■ **THE EXERCISE**: Only the lines from the start of the data to the line containing "['0.00', '0.25', '0.50', '0.75', '1.00', '1.25', '1.50'];", both included, should be output, exactly and without pictures.
#### DATA SECTION
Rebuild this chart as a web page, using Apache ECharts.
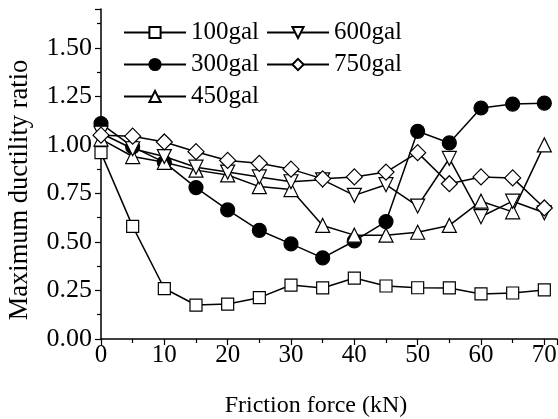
<!DOCTYPE html>
<html>
<head>
<meta charset="utf-8">
<script src="https://cdn.jsdelivr.net/npm/echarts@6/dist/echarts.min.js"></script>
<style>
  html, body { margin: 0; padding: 0; background: #fff; }
  #chart { width: 558px; height: 419px; }
</style>
</head>
<body>
<div id="chart"></div>
<script>
  // friction force (kN)
  const force = [0, 5, 10, 15, 20, 25, 30, 35, 40, 45, 50, 55, 60, 65, 70];

  const g100 = [0.96, 0.58, 0.26, 0.175, 0.18, 0.213, 0.278, 0.263, 0.314, 0.273, 0.264, 0.263, 0.232, 0.237, 0.253];
  const g300 = [1.11, 0.99, 0.91, 0.78, 0.665, 0.56, 0.49, 0.418, 0.505, 0.605, 1.07, 1.01, 1.19, 1.21, 1.215];
  const g450 = [1.03, 0.94, 0.91, 0.87, 0.845, 0.785, 0.77, 0.585, 0.535, 0.535, 0.55, 0.585, 0.71, 0.655, 1.0];
  const g600 = [1.06, 0.98, 0.94, 0.885, 0.86, 0.835, 0.81, 0.82, 0.74, 0.795, 0.685, 0.93, 0.63, 0.71, 0.65];
  const g750 = [1.05, 1.045, 1.015, 0.965, 0.92, 0.905, 0.875, 0.825, 0.835, 0.86, 0.96, 0.80, 0.835, 0.83, 0.675];

  const yTicks = ['0.00', '0.25', '0.50', '0.75', '1.00', '1.25', '1.50'];

  const FONT = '"Liberation Serif", "DejaVu Serif", serif';

  function pairs(vals) {
    return vals.map((v, i) => [force[i], v]);
  }

  function mk(name, vals, symbol, size, fill, rotate) {
    return {
      name: name,
      type: 'line',
      data: pairs(vals),
      symbol: symbol,
      symbolSize: size,
      symbolRotate: rotate || 0,
      showAllSymbol: true,
      clip: false,
      lineStyle: { color: '#000', width: 1.5 },
      itemStyle: { color: fill, borderColor: '#000', borderWidth: 1.2, opacity: 1 },
      emphasis: { disabled: true },
      animation: false
    };
  }

  const chart = echarts.init(document.getElementById('chart'), null, { renderer: 'canvas' });

  const legendCommon = {
    orient: 'vertical',
    top: 20,
    padding: 0,
    itemWidth: 62,
    itemHeight: 14,
    itemGap: 7,
    selectedMode: false,
    textStyle: { fontFamily: FONT, fontSize: 25, color: '#000' }
  };

  chart.setOption({
    backgroundColor: '#fff',
    animation: false,
    grid: { left: 101, right: 1, top: 9, bottom: 80, containLabel: false, outerBoundsMode: 'none' },
    legend: [
      Object.assign({ left: 123, data: ['100gal', '300gal', '450gal'] }, legendCommon),
      Object.assign({ left: 266, data: ['600gal', '750gal'] }, legendCommon)
    ],
    xAxis: {
      type: 'value',
      min: 0,
      max: 72,
      interval: 10,
      name: 'Friction force (kN)',
      nameLocation: 'middle',
      nameGap: 55,
      nameTextStyle: { fontFamily: FONT, fontSize: 24, color: '#000', padding: [0, 26, 0, 0] },
      axisLine: { onZero: false, lineStyle: { color: '#000', width: 1.5 } },
      axisTick: { show: true, inside: false, length: 6, lineStyle: { color: '#000', width: 1.2 } },
      minorTick: { show: true, splitNumber: 2, length: 4, lineStyle: { color: '#000', width: 1.2 } },
      splitLine: { show: false },
      axisLabel: {
        fontFamily: FONT, fontSize: 25, color: '#000', margin: 4,
        formatter: v => (v <= 70 ? String(v) : '')
      }
    },
    yAxis: {
      type: 'value',
      min: 0,
      max: 1.7,
      interval: 0.25,
      name: 'Maximum ductility ratio',
      nameLocation: 'middle',
      nameGap: 67,
      nameTextStyle: { fontFamily: FONT, fontSize: 26.5, color: '#000', padding: [0, 32, 0, 0] },
      axisLine: { show: true, onZero: false, lineStyle: { color: '#000', width: 1.5 } },
      axisTick: { show: true, inside: false, length: 6, lineStyle: { color: '#000', width: 1.2 } },
      minorTick: { show: true, splitNumber: 2, length: 4, lineStyle: { color: '#000', width: 1.2 } },
      splitLine: { show: false },
      axisLabel: {
        fontFamily: FONT, fontSize: 26, color: '#000', margin: 9,
        formatter: v => {
          const idx = Math.round(v / 0.25);
          return yTicks[idx] !== undefined ? yTicks[idx] : '';
        }
      }
    },
    series: [
      mk('100gal', g100, 'rect', 12, '#fff'),
      mk('300gal', g300, 'circle', 14, '#000'),
      mk('450gal', g450, 'triangle', 14, '#fff'),
      mk('600gal', g600, 'triangle', 14, '#fff', 180),
      mk('750gal', g750, 'diamond', 16, '#fff')
    ]
  });
</script>
</body>
</html>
########
■ **RESULT OF THIS TASK**:
Rebuild this chart as a web page, using Apache ECharts.
<!DOCTYPE html>
<html>
<head>
<meta charset="utf-8">
<script src="https://cdn.jsdelivr.net/npm/echarts@6/dist/echarts.min.js"></script>
<style>
  html, body { margin: 0; padding: 0; background: #fff; }
  #chart { width: 558px; height: 419px; }
</style>
</head>
<body>
<div id="chart"></div>
<script>
  // friction force (kN)
  const force = [0, 5, 10, 15, 20, 25, 30, 35, 40, 45, 50, 55, 60, 65, 70];

  const g100 = [0.96, 0.58, 0.26, 0.175, 0.18, 0.213, 0.278, 0.263, 0.314, 0.273, 0.264, 0.263, 0.232, 0.237, 0.253];
  const g300 = [1.11, 0.99, 0.91, 0.78, 0.665, 0.56, 0.49, 0.418, 0.505, 0.605, 1.07, 1.01, 1.19, 1.21, 1.215];
  const g450 = [1.03, 0.94, 0.91, 0.87, 0.845, 0.785, 0.77, 0.585, 0.535, 0.535, 0.55, 0.585, 0.71, 0.655, 1.0];
  const g600 = [1.06, 0.98, 0.94, 0.885, 0.86, 0.835, 0.81, 0.82, 0.74, 0.795, 0.685, 0.93, 0.63, 0.71, 0.65];
  const g750 = [1.05, 1.045, 1.015, 0.965, 0.92, 0.905, 0.875, 0.825, 0.835, 0.86, 0.96, 0.80, 0.835, 0.83, 0.675];

  const yTicks = ['0.00', '0.25', '0.50', '0.75', '1.00', '1.25', '1.50'];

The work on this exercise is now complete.